October 24, 2018
You still might be able to use a natural air system to dry soybeans to about 12% moisture for long-term storage, says Ken Hellevang, North Dakota State University Extension ag engineer. But time is working against you.
In late October and early November, there often aren’t enough warm days left to get soybeans dry just by blowing outside air through them. With an airflow rate of 1 cubic foot per minute per bushel (cfm/bu.), it will take about 60 days to dry 18% moisture beans down to about 12%. With an airflow rate of 1.5 cfm/bu, the drying time is reduced to about 40 days.

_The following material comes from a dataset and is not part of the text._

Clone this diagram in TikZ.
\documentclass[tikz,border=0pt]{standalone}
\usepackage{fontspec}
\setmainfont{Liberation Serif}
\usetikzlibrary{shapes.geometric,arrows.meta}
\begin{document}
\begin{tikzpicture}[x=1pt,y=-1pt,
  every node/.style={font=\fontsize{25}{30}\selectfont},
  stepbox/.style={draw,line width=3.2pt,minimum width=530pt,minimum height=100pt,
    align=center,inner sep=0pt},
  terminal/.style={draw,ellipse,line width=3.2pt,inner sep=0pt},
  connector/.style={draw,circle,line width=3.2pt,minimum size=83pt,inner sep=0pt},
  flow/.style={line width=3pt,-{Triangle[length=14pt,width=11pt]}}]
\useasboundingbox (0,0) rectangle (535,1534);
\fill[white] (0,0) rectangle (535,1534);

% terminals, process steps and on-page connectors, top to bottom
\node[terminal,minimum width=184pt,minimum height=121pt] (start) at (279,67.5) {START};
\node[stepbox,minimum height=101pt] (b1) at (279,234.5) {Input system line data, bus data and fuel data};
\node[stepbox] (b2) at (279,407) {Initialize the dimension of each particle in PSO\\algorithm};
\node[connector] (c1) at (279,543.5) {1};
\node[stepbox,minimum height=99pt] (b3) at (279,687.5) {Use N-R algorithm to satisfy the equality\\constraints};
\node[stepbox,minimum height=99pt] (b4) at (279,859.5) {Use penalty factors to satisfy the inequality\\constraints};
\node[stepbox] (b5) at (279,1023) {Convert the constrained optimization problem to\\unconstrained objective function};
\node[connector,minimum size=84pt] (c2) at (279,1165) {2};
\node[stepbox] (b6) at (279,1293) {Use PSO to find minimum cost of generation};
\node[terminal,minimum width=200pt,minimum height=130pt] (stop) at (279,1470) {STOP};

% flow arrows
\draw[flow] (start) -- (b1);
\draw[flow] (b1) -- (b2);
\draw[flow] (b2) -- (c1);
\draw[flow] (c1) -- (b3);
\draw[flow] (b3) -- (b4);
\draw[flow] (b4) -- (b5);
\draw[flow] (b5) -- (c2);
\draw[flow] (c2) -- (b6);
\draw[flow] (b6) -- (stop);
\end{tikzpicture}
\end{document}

If the beans come off the field at a little drier —16% instead of 18% moisture — the drying time with an airflow rate of 1 cfm/bu will be about 50 days, Hellevang says.

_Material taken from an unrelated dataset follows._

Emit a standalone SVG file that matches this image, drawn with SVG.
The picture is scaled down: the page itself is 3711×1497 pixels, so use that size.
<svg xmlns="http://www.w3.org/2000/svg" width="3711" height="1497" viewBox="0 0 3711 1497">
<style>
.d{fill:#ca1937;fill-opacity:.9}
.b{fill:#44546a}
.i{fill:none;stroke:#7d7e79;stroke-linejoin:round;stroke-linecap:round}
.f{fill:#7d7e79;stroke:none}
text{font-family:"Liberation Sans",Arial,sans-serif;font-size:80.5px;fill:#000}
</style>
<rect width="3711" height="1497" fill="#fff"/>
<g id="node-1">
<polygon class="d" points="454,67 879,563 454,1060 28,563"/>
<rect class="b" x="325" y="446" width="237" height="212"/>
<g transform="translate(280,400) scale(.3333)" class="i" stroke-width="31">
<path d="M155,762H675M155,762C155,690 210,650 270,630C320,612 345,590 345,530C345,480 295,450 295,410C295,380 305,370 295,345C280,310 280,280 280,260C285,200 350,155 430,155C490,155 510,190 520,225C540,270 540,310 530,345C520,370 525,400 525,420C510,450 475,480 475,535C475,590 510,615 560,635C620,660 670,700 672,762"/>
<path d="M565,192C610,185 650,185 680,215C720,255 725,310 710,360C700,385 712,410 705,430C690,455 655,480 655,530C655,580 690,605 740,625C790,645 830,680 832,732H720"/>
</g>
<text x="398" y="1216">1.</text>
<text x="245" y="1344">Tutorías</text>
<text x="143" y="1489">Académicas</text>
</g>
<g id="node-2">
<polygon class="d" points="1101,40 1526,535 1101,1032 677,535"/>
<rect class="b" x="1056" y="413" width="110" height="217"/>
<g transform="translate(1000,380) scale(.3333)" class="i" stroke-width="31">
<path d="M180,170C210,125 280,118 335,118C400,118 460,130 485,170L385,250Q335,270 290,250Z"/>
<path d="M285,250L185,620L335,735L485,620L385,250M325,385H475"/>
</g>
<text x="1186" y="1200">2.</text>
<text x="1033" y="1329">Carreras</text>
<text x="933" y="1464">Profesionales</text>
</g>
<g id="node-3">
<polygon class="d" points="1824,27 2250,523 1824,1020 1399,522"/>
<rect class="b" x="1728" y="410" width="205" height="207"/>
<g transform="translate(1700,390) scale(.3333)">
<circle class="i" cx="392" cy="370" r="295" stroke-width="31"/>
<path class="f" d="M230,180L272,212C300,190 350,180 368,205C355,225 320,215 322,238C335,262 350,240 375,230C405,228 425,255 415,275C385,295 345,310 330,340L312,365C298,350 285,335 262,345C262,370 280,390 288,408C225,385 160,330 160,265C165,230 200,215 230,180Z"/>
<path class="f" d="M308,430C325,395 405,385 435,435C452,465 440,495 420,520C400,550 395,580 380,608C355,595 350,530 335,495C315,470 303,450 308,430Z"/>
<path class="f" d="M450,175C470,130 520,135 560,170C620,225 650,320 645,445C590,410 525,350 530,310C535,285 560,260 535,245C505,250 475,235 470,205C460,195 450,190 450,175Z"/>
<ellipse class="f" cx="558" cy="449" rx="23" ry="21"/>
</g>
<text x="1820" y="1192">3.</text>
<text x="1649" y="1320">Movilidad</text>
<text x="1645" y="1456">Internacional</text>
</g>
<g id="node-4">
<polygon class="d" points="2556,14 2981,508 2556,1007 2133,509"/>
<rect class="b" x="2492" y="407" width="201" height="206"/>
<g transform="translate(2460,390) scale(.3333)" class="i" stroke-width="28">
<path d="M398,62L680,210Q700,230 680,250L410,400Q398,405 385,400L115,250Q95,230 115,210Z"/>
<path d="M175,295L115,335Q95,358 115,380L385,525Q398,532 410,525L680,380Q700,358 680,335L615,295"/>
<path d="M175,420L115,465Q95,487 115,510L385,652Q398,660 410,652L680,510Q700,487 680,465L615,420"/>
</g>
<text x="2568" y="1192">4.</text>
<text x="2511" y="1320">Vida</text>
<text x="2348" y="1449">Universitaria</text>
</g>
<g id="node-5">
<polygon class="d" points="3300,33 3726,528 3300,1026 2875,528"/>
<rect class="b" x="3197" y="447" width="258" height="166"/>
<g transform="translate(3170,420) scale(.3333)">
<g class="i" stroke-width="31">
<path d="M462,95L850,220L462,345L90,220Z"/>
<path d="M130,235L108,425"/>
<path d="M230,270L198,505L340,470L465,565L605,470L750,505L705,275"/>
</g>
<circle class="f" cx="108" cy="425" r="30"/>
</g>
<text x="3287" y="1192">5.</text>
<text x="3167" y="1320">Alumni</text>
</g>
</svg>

The size of the fan required to achieve the higher airflow rates becomes excessive unless the grain depth is very shallow, Hellevang says.
If the depth of soybeans in a bin is 22 feet, each 1,00 bushels of soybeans will require about 1.0 hp of fan.
Achieving an airflow rate of 1.25 cfm/bu requires about 1.6 hp per 1,000 bushels
For an airflow rate of 1.5 cfm/bu, you will a about 2.5 hp per 1,000 bushels.
The fan type greatly affects the airflow provided per horsepower. Use the fan selection software program (https://bbefans.cfans.umn.edu) developed by the University of Minnesota, Hellevang suggests.
Adding supplemental heat to raise the air temperature by 3 to 5 degrees F will get the soybeans to about 11% moisture in 40 to 45 days.
Uneconomical at 35 degrees
However, the colder the air gets, the less moisture it will hold. When the average outside air temperatures gets down to about 35 degrees, natural air drying becomes inefficient and uneconomical. Adding heat at this point causes the bottom of the bin to be dried to a lower moisture content and it increases drying speed only slightly.
If the beans aren’t dry when the average outside temperature drops below 35 degrees, cool the soybeans to 20-30 degrees for overwinter storage. In the spring, when the air temperature rises, you can finish drying them, Hellevang says.
High temperature drying
High temperature dryers can be used to dry soybeans in a wet fall, but be careful, Hellevang says. Limit the dryer temperature to minimize damage to the beans. Refer to the manufacturer’s recommendations for maximum drying temperature.
Typically, the maximum drying temperature for nonfood grade soybeans is about 130 degrees. Even at that temperature, some bean skins and bean themselves will be cracked. One study found that with a dryer temperature of 130 degrees, 50-90% of the skins were cracked and 20-70% of the beans were cracked.
There is a risk of fires when drying soybeans, Hellevang says. Soybean pods and other trash can accumulate in the dryer and become combustible. Monitor the dryer continuously when drying soybeans. Make sure trash doesn’t accumulate and that soybeans continue to flow in all sections of the dryer.